Now that we’ve got the technical discussion out of the way, let's get into how exactly to effectively design a 404 error document page. Here are a few tips when furnishing your document:
  • Keep the design constant: That is, whatever design your web site supports, consider keeping that design when building your error document. This is not mandatory, however. If you have a good reason to stray from your design, then do so. Otherwise, keep it constant.
  • Use attractive dialog: Do not use the word error. Error signifies something is terribly wrong, and while that may be so, you should give that information to your visitor in a very friendly way. Instead, consider writing "Sorry, the page you were looking for is not available at the moment".

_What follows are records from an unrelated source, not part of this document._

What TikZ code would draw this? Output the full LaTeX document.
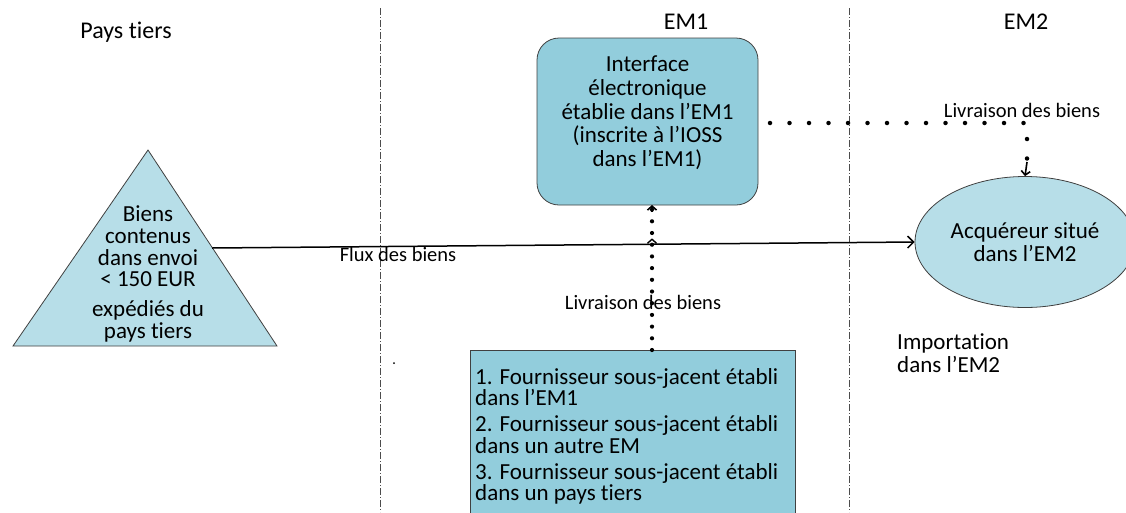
\documentclass[tikz,border=0pt]{standalone}
\usepackage{fontspec}
\setmainfont{Carlito}[Ligatures=NoCommon]
\usetikzlibrary{arrows.meta,shapes.geometric,decorations.markings}
\definecolor{boxblue}{HTML}{92CDDC}
\definecolor{paleblue}{HTML}{B7DEE8}
\definecolor{edgegray}{HTML}{404040}
\tikzset{
  border/.style={draw=edgegray, line width=0.8pt},
  zone/.style={draw=black!70, line width=0.9pt, dash pattern=on 7pt off 2pt on 1pt off 2pt},
  bigdots/.style={line width=4.5pt, line cap=round, dash pattern=on 0pt off 19.5pt},
  smalldots/.style={line width=4.2pt, line cap=round, dash pattern=on 0pt off 11.7pt},
  lbl/.style={font=\fontsize{20.5}{22}\selectfont, inner sep=0pt},
  hdr/.style={font=\fontsize{24}{26}\selectfont, inner sep=0pt},
}
\begin{document}
\begin{tikzpicture}[x=1pt,y=-1pt]
\useasboundingbox (0,0) rectangle (1126,512);
% zone separators
\coordinate (z1t) at (380,8); \coordinate (z1b) at (380,512);
\coordinate (z2t) at (849,8); \coordinate (z2b) at (849,512);
\draw[zone] (z1t) -- (z1b);
\draw[zone] (z2t) -- (z2b);
% headers
\node[hdr] (pt) at (126,32) {Pays tiers};
\node[hdr] (em1) at (686,22) {EM1};
\node[hdr] (em2) at (1026,22) {EM2};
% triangle
\coordinate (ta) at (148,150);
\coordinate (tl) at (13,346);
\coordinate (tr) at (277,346);
\fill[paleblue] (ta) -- (tr) -- (tl) -- cycle;
\draw[border] (ta) -- (tr) -- (tl) -- cycle;
\node[align=center, inner sep=0pt, font=\fontsize{23}{21.7}\selectfont] (biens) at (148,274)
  {Biens\\contenus\\dans envoi\\< 150 EUR\\[8pt]expédiés du\\pays tiers};
% interface box
\node[border, fill=boxblue, rounded corners=22pt, minimum width=221pt, minimum height=167pt] (iface) at (647.5,121.5) {};
\node[align=center, inner sep=0pt, font=\fontsize{23}{23.7}\selectfont] (ifacetext) at (647.5,113)
  {Interface\\électronique\\établie dans l’EM1\\(inscrite à l’IOSS\\dans l’EM1)};
% acquirer ellipse
\node[ellipse, border, fill=paleblue, minimum width=220pt, minimum height=131pt,
  align=center, font=\fontsize{23}{23}\selectfont, inner sep=0pt] (acq) at (1025,242)
  {Acquéreur situé\\dans l’EM2};
% supplier box
\node[border, fill=boxblue, anchor=north west, minimum width=325pt, minimum height=175pt] (supp) at (470,350) {};
\node[anchor=north west, align=left, inner sep=0pt, font=\fontsize{23}{21.5}\selectfont] (supptext) at (475,368)
  {1. Fournisseur sous-jacent établi\\dans l’EM1\\[4.5pt]
   2. Fournisseur sous-jacent établi\\dans un autre EM\\[4.5pt]
   3. Fournisseur sous-jacent établi\\dans un pays tiers};
% flux of goods
\coordinate (fs) at (212,248);
\draw[line width=1.5pt, -{Straight Barb[length=6pt,width=12pt,line width=1.5pt]}] (fs) -- (acq.west);
\node[lbl, anchor=north] (flux) at (398,247) {Flux des biens};
% delivery supplier -> interface
\coordinate (sup) at (652,350);
\coordinate (ifs) at (652,205);
\coordinate (ifa) at (652,212);
\draw[smalldots, postaction={decorate, decoration={markings,
   mark=at position 0.77 with {\arrow[line width=1.4pt]{Straight Barb[length=4pt,width=9pt]}}}}] (sup) -- (ifs);
\draw[line width=1.6pt, -{Straight Barb[length=4pt,width=9pt]}] (ifa) -- (ifs);
\node[lbl] (liv1) at (643,302) {Livraison des biens};
% delivery interface -> acquirer
\coordinate (d1) at (770,123);
\coordinate (d2) at (1027,123);
\coordinate (d3) at (1027,162);
\draw[bigdots] (d1) -- (d2) -- (d3);
\draw[line width=1.6pt, -{Straight Barb[length=4pt,width=9pt]}] (d3) -- (acq.north);
\node[lbl] (liv2) at (1022,110) {Livraison des biens};
% import label
\node[anchor=west, align=left, inner sep=0pt, font=\fontsize{23}{23}\selectfont] (imp) at (897,353)
  {Importation\\dans l’EM2};
% stray dot
\fill (394,363) circle (1pt);
\end{tikzpicture}
\end{document}
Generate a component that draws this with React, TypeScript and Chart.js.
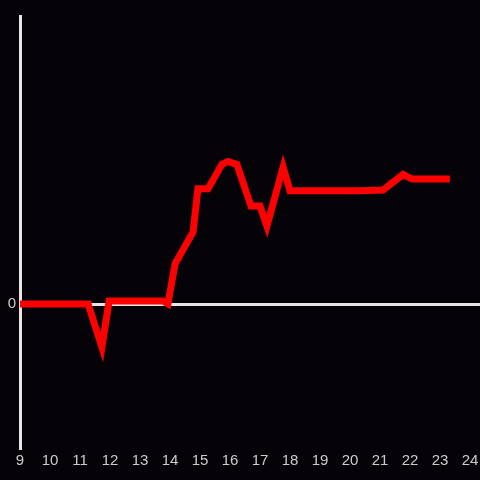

  • Include contact information: Obviously, you want to fix the error, so give the user every opportunity to e-mail you about the error. Some users will not bother to do so, but you still need to give them the opportunity.
  • Keep the visitor moving: Often, 404 error pages are like road blocks, or brick walls that the user cannot pass through. You need to break through the barriers and allow your visitor to keep travelling through your web site. If your web site supports a search capability, include a form on your error document to let them search for the information they were originally seeking. At the very least, include a link to your home page.
  • Give them a site map: When the user clicks upon a page that is no longer available or one that was mistyped by the webmaster, consider adding a link to a site map page, or include your site map right on your 404 error document so the user can get their bearings within your site, and can locate their desired content quickly and easily.
  • Give them help: List tips on your error document page to help the visitor diagnose the error. For example, ask them to double check the URL in their browser's address bar. If it's correct, politely ask them to e-mail you to report the error. Also suggest that they visit your home page (or search utility) to find the information they are after.
  • List some popular links: Provide the user with a few links to your most popular content areas of your web site, as it is more likely they were searching for that content than anything else.